Beim Bruchsaler Flugtaxi-Startup Volocopter spricht man vom „Dorothee-Bär-Moment“: Der Moment einige Monate nach der letzten Bundestagswahl 2017, als CSU-Politikerin Bär kurz nach ihrer Ernennung zur Staatsministerin für Digitalisierung im März 2018 davon sprach, dass in Zukunft möglicherweise Flugtaxen von A nach B fliegen können.
Viel Häme erntete sie für den Satz. Doch die Idee autonom fliegender Fluggeräte, die den Verkehr entlasten könnten, treibt längst viele Firmen um und katapultierte seinerzeit das Thema unversehens in die Öffentlichkeit. Nun steht die nächste Bundestagswahl an - wie weit sind die Utopien von damals gediehen?
„Es gibt bereits viele technisch weit ausgereifte Prototypen, aber es fehlen noch „reality checks““, sagt Michael Decker vom Institut für Technikfolgenabschätzung und Systemanalyse (ITAS) in Karlsruhe. Denn viele Fragen seien ungeklärt: „Etwa wo dürften die starten und landen, wie sieht es angesichts ohnehin sehr strenger deutscher Richtwerte mit Lärm tagsüber oder nachts aus.“
Viele Menschen sind noch skeptisch
Auch sei eine große Frage, ob die Fluggeräte einen Piloten an Bord haben oder nicht: „Wenn das Gerät komplett autonom fliegt, dann kommen schon einige Akzeptanzfragen ins Spiel“, sagt er. An einem sonnigen und windstillen Tag mag sich das gut anfühlen, aber im Gewitter oder Sturm dürfte es dem einen oder anderen schnell ungemütlich werden.“
An Akzeptanz hapert es in der Tat noch, wie Forscher des Stuttgarter Fraunhofer-Instituts für Arbeitswirtschaft und Organisation (IAO) bei einer Nutzerbefragung in Deutschland, USA und Südkorea herausfanden. In Deutschland würden demnach knapp 40 Prozent der Befragten kein autonomes Flugtaxi besteigen, gut 28 Prozent fänden es zumindest eher unwahrscheinlich. Stattdessen herrschten Ängste und Befürchtungen vor, und zwar bei allen Altersgruppen. Fazit der im Februar diesen Jahres veröffentlichten Studie: Autonome Flugtaxen zum Transport vom Menschen in Städten seien bisher „noch eher als Hype-Thema zu betrachten“.

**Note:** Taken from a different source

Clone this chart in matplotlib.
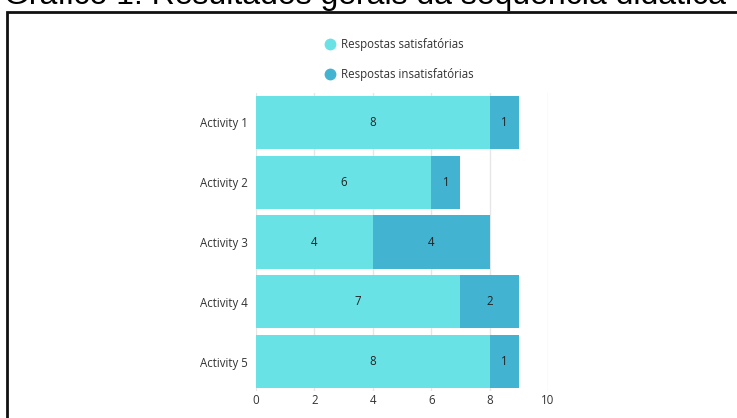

„Wir kennen die kritischen Akzeptanzstudien“, entgegnet Florian Reuter, Geschäftsführer von Volocopter - und tritt dem entgegen. Eine Studie der Hochschule für Technik Stuttgart aus dem Jahr 2019 zeige, dass die Akzeptanz weit höher liegt, sobald Befragte selber die Gelegenheit hatten, ein Flugtaxi fliegen zu sehen. Im Dezember 2019 war in Stuttgart ein Volocopter-Flugtaxi erstmals vor Publikum in einer europäischen Stadt geflogen. Hinterher wurden etwa 1200 der rund 12000 Zuschauer befragt worden - 67 Prozent hatten den Angaben nach dabei die Nutzung eines Flugtaxis als wahrscheinlich bis sehr wahrscheinlich bezeichnet.
Die Bruchsaler Firma beschäftigt sich seit mehr als zehn Jahren mit dem Thema Flugtaxen, „wir sind die Pioniere in diesem Gebiet, da macht uns so schnell keiner etwas vor“, sagt Reuter. Volocopter wolle rechtzeitig zu den Olympischen Spielen 2024 in Paris kommerzielle Verbindungen anbieten - wenn die Behörden dort mitspielen. „Es sind noch einige nationale Bestätigungen nötig.“ Bis Ende 2023 will Volocopter die letzte Hürde nehmen, danach in den Probebetrieb - „dann wollen wir in der Lage sein, vom Flughafen aus einige olympische Orte anzufliegen“.
Irgendwann so normal wie Taxifahren?
Bedenken gegenüber autonome Taxen will Reuter aber grundsätzlich ernst nehmen. „Wir fliegen zunächst mit Pilot, da muss man erst mal das Eis brechen“, sagt er. Auch die Behörden, die den Luftraum regeln müssen, fühlten sich wohler, wenn ein Pilot an Bord sei, „denn noch gibt es die rechtlichen Rahmenbedingungen für den voll-autonomen Betrieb nicht“.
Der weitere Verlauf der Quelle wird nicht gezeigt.